I use zip for my sooper critical daily backup. just the real important stuff. if its more than 100-200mg I get lazy and don't do it. I then use a freeware backup utility from mlin.net to shovel all my data between all my networked machines once a day (auto at night)- the thought being that I am not likely to lose all 4 boxes all at once. Then, once a week I use a sync program (FastMove!) to back the whole works manually to a USB ported external drive which is shut off at all other times. My empirical backup is to CDR volumes (usually 2 to 3)once per month off of the previously mentioned USB drive. Lastly, on each quarter year I maintain the data by deleting older stuff that is allready down on CD and make a quarterly copy of the CDR volumes to go to the bank vault. There! Tada! ( it's really not as complicated as it sounds) :)

 
I used to have a zip 100 which was ok but now i use a fast CD-RW.

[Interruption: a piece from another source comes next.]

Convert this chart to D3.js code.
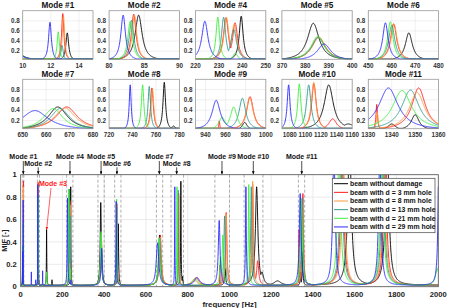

The CD-RW backs up 750 Mb in 3 minutes at 30 UK pence a throw. So its cheap and easy to use. Plus you can quickly verify that the data is ok by reading a few files from the CD.

Try this with a tape and you need to do a mini restore.

For backup requirements above 750 Mb what does the forum think about external USB2 hard drives?
 
I use an external USB hard drive, can't beat it. Fairly rugged, easy to transport, and blazingly fast with 2.0.

Drawbacks are: No support under Win95, NT, or DOS. However, this is not much of a detriment at this point in time, I am dealing with these OSs less and less. In a pinch if this happens, I will slide it out of its housing & plug it directly into the IDE chain of the machine.